3. KAAGAZ KE PHOOL (1959)
Director: Guru Dutt
India’s first cinemascope film, Kaagaz Ke Phool is a tragic tale of yet another creative mind. A famous director struggles with his family relations. His wealthy in-laws deem his job to be low in social status. He loses his wife and is kept away from his child. The film demonstrates how an innocent daughter just wants her parents to reunite and live as a family. It makes a case for men in the realm of child custody.
Touching on these deep topics, it goes further into the abyss as our protagonist eventually loses his fame and fortune, spiralling into depression and alcoholism. All he has with him is his self-respect and he takes that to his grave. The amazing score ‘Waqt Ne Kiya Kya Hassen Sitam‘ stands as a testament to the core message of the film. Like Ozymandias, all shall fall to the ravages of time, maybe not Guru Dutt.
4. CHAUDHAVIN KA CHAND (1960)
Director: Mohammed Sadiq
Chaundhvin Ka Chand weaves an almost Shakespearean tale of love and friendship. The movie follows the exploits of three friends. Two of them fall in love with the same woman. The story focuses on the various sacrifices each must make in order to maintain their friendship while simultaneously courting the beauty of their dreams. The choice of the partner is in the hands of the woman, which in that time, was perhaps a message to the audience.
5. AAR-PAAR (1954)
Director: Guru Dutt
Aar-Paar is a story of a man making his own fortune. Through circumstances of love and social status, we follow Kalu and his exploits as he gets a job as a taxi driver. His lover’s parents want him to earn a respectable living. He then meets another girl who falls in love with him and gets him involved in her father’s crime syndicate. The movie boasts a premise which is hilarious in itself. This comedy noir would easily make one lament the lack of comedies directed by and acted in by Guru Dutt.
Watch Aar Paar on Amazon Prime
6. MR. & MRS. ’55 (1955)
Director: Guru Dutt
Mr. & Mrs. ’55 is the materialisation of a very rare brand of romantic comedy. This movie revolves around three core characters — a struggling artist, a wealthy heiress and her ultra-feminist aunt. After the heiress’ father dies, he leaves behind a vast inheritance which will be available to her only after she gets married. In order to obtain the money, the aunt stages a false marriage. She does so due to her hate against men. She tries to indoctrinate the naive girl with these man-hating sentiments as well. But fate has something unexpected in store for all of them as our heiress slowly learns the joys of married life.
This movie is a reflection of the far-eyed vision of Guru Dutt. In today’s extreme left versus extreme right ideologies, he suggests giving the burden of the choice to the individuals without identifying themselves as a group fighting against another. This message of anti-tribalism resonates strongly in today’s political environment.

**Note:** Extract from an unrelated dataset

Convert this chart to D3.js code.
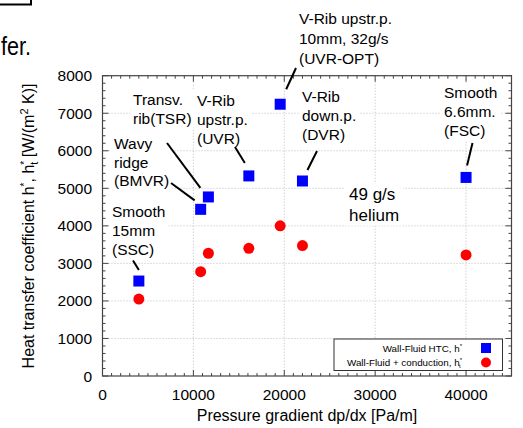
<!DOCTYPE html>
<html>
<meta charset="utf-8">
<style>
body{ margin:0; background:#fff; }
svg{ display:block; font-family:"Liberation Sans", Arial, sans-serif; }
.grid line{ stroke:#bdbdbd; stroke-width:1; stroke-dasharray:1,2; }
.frame{ fill:none; stroke:#444; stroke-width:1.2; }
.tick{ stroke:#444; stroke-width:1; }
.lead{ stroke:#000; stroke-width:2; }
</style>
<body>
<svg width="523" height="428"></svg>
<script src="https://cdn.jsdelivr.net/npm/d3@7"></script>
<script>

// pressure gradient dp/dx [Pa/m]
var cases   = ["SSC", "BMVR", "TSR", "UVR", "UVR-OPT", "DVR", "FSC"];
var dpdx    = [4000, 10800, 11650, 16100, 19550, 22000, 40000];
// wall-fluid HTC h*
var hWall   = [2530, 4440, 4770, 5330, 7240, 5195, 5290];
// wall-fluid + conduction h*_t
var hCond   = [2050, 2780, 3270, 3400, 4000, 3475, 3225];

var xTicks = [0, 10000, 20000, 30000, 40000];
var yTicks = [0, 1000, 2000, 3000, 4000, 5000, 6000, 7000, 8000];

// annotation text per case
var labels = {
  "SSC":     ["Smooth", "15mm", "(SSC)"],
  "BMVR":    ["Wavy", "ridge", "(BMVR)"],
  "TSR":     ["Transv.", "rib(TSR)"],
  "UVR":     ["V-Rib", "upstr.p.", "(UVR)"],
  "UVR-OPT": ["V-Rib upstr.p.", "10mm, 32g/s", "(UVR-OPT)"],
  "DVR":     ["V-Rib", "down.p.", "(DVR)"],
  "FSC":     ["Smooth", "6.6mm.", "(FSC)"]
};

var svg = d3.select("svg");
var x = d3.scaleLinear().domain([0, 45000]).range([102.5, 511.5]);
var y = d3.scaleLinear().domain([0, 8000]).range([376, 75.7]);

// stray text from the slide around the chart
svg.append("text").attr("x", 1).attr("y", 55)
   .attr("textLength", 30).attr("lengthAdjust", "spacingAndGlyphs")
   .style("font-size", "26px").text("fer.");
svg.append("path").attr("d", "M0,4.5H31V0").attr("fill", "none")
   .attr("stroke", "#000").attr("stroke-width", 2);

// grid
var grid = svg.append("g").attr("class", "grid");
grid.selectAll(".gx").data(xTicks.slice(1)).enter().append("line")
    .attr("x1", x).attr("x2", x).attr("y1", y(8000)).attr("y2", y(0));
grid.selectAll(".gy").data(yTicks.slice(1, -1)).enter().append("line")
    .attr("y1", y).attr("y2", y).attr("x1", x(0)).attr("x2", x(45000));

// ticks on all four sides, pointing in
var tk = svg.append("g");
d3.range(0, 45001, 1000).forEach(function(v) {
  var len = v % 10000 === 0 ? 6 : 3;
  tk.append("line").attr("class", "tick").attr("x1", x(v)).attr("x2", x(v))
    .attr("y1", y(0)).attr("y2", y(0) - len);
  tk.append("line").attr("class", "tick").attr("x1", x(v)).attr("x2", x(v))
    .attr("y1", y(8000)).attr("y2", y(8000) + len);
});
d3.range(0, 8001, 200).forEach(function(v) {
  var len = v % 1000 === 0 ? 6 : 3;
  tk.append("line").attr("class", "tick").attr("y1", y(v)).attr("y2", y(v))
    .attr("x1", x(0)).attr("x2", x(0) + len);
  tk.append("line").attr("class", "tick").attr("y1", y(v)).attr("y2", y(v))
    .attr("x1", x(45000)).attr("x2", x(45000) - len);
});

svg.append("rect").attr("class", "frame")
   .attr("x", x(0)).attr("y", y(8000))
   .attr("width", x(45000) - x(0)).attr("height", y(0) - y(8000));

// tick labels
svg.selectAll(".xl").data(xTicks).enter().append("text")
   .attr("x", x).attr("y", 399.5).attr("text-anchor", "middle")
   .style("font-size", "15.5px").text(function(d) { return d; });
svg.selectAll(".yl").data(yTicks).enter().append("text")
   .attr("x", 92).attr("y", function(d) { return y(d) + 5.5; })
   .attr("text-anchor", "end").style("font-size", "15.5px")
   .text(function(d) { return d; });

// axis titles
svg.append("text").attr("x", 307).attr("y", 421).attr("text-anchor", "middle")
   .style("font-size", "16px").text("Pressure gradient dp/dx [Pa/m]");

var yt = svg.append("text").attr("transform", "translate(33.5,226) rotate(-90)")
   .attr("text-anchor", "middle").style("font-size", "16px");
yt.append("tspan").text("Heat transfer coefficient h");
yt.append("tspan").attr("dy", -6).style("font-size", "10px").text("*");
yt.append("tspan").attr("dy", 6).text(", h");
yt.append("tspan").attr("dy", -6).style("font-size", "10px").text("*");
yt.append("tspan").attr("dy", 10).attr("dx", -4).style("font-size", "11px").text("t");
yt.append("tspan").attr("dy", -4).text(" [W/(m");
yt.append("tspan").attr("dy", -6).style("font-size", "11px").text("2");
yt.append("tspan").attr("dy", 6).text(" K)]");

// annotations: label block position, leader start, leader end offset from point
var notes = [
  {c: "SSC",     tx: 112, ty: 216.5, lh: 19,   l0: [133, 260.5], d: [0, -11]},
  {c: "BMVR",    tx: 114, ty: 149,   lh: 18.7, l0: [171, 183],   d: [-6, -9]},
  {c: "TSR",     tx: 133, ty: 105,   lh: 18.5, l0: [167, 143],   d: [-8, -9]},
  {c: "UVR",     tx: 197, ty: 105.5, lh: 19.2, l0: [235, 147],   d: [-4, -13]},
  {c: "UVR-OPT", tx: 299, ty: 24,    lh: 20,   l0: [296, 68],    d: [6, -15]},
  {c: "DVR",     tx: 302, ty: 101.5, lh: 19.2, l0: [317, 151],   d: [5, -11]},
  {c: "FSC",     tx: 444, ty: 97.5,  lh: 19.3, l0: [472.5, 143], d: [1, -12]}
];

var ann = svg.append("g");
notes.forEach(function(n) {
  var i = cases.indexOf(n.c);
  var g = ann.append("g");
  var bg = g.append("rect").attr("fill", "#fff");
  var t = g.append("text").style("font-size", "15.5px");
  labels[n.c].forEach(function(s, k) {
    t.append("tspan").attr("x", n.tx).attr("y", n.ty + k * n.lh).text(s);
  });
  var b = t.node().getBBox();
  bg.attr("x", b.x - 3).attr("y", b.y - 1).attr("width", b.width + 6).attr("height", b.height + 2);
  g.append("line").attr("class", "lead")
   .attr("x1", n.l0[0]).attr("y1", n.l0[1])
   .attr("x2", x(dpdx[i]) + n.d[0]).attr("y2", y(hWall[i]) + n.d[1]);
});

// "49 g/s helium"
var he = svg.append("g");
var heBg = he.append("rect").attr("fill", "#fff");
var heT = he.append("text").style("font-size", "17px");
["49 g/s", "helium"].forEach(function(s, k) {
  heT.append("tspan").attr("x", 349).attr("y", 199.5 + k * 21).text(s);
});
var hb = heT.node().getBBox();
heBg.attr("x", hb.x - 4).attr("y", hb.y - 1).attr("width", hb.width + 8).attr("height", hb.height + 2);

// points
svg.selectAll(".ht").data(hCond).enter().append("circle")
   .attr("cx", function(d, i) { return x(dpdx[i]); })
   .attr("cy", function(d) { return y(d); })
   .attr("r", 5.5).attr("fill", "#ff0000");
svg.selectAll(".hw").data(hWall).enter().append("rect")
   .attr("x", function(d, i) { return x(dpdx[i]) - 5.5; })
   .attr("y", function(d) { return y(d) - 5.5; })
   .attr("width", 11).attr("height", 11).attr("fill", "#0000ff");

// legend
var lg = svg.append("g");
lg.append("rect").attr("x", 334).attr("y", 339).attr("width", 168.5).attr("height", 31.5)
  .attr("fill", "#fff").attr("stroke", "#333").attr("stroke-width", 1);
var l1 = lg.append("text").attr("x", 462).attr("y", 351.5).attr("text-anchor", "end")
  .style("font-size", "9.8px");
l1.append("tspan").text("Wall-Fluid HTC, h");
l1.append("tspan").attr("dy", -4).style("font-size", "6px").text("*");
var l2 = lg.append("text").attr("x", 462).attr("y", 366).attr("text-anchor", "end")
  .style("font-size", "9.8px");
l2.append("tspan").text("Wall-Fluid + conduction, h");
l2.append("tspan").attr("dy", -4).style("font-size", "6px").text("*");
l2.append("tspan").attr("dy", 6).attr("dx", -3).style("font-size", "6px").text("t");
lg.append("rect").attr("x", 481).attr("y", 343).attr("width", 10).attr("height", 10).attr("fill", "#0000ff");
lg.append("circle").attr("cx", 486).attr("cy", 362.5).attr("r", 5).attr("fill", "#ff0000");

</script>
</body>
</html>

The life of Guru Dutt is often referred to as a tragedy in itself. He stayed away from his family and was completely engrossed in his work. He created masterpieces that transcend the boundaries of time. His works have shot through the wall standing between decades and have reached out to us. He was not a man, but a phenomenon. Dutt was a master of subtle and nuanced messages and was well-versed in the use of symbols to convey his ideas. He truly was a man far ahead of his time for he delved deep into each and every stratum of his society. We celebrate his birthday and honour him and, in turn, honour Indian cinema. Such is the everlasting power of the footprints left by Guru Dutt.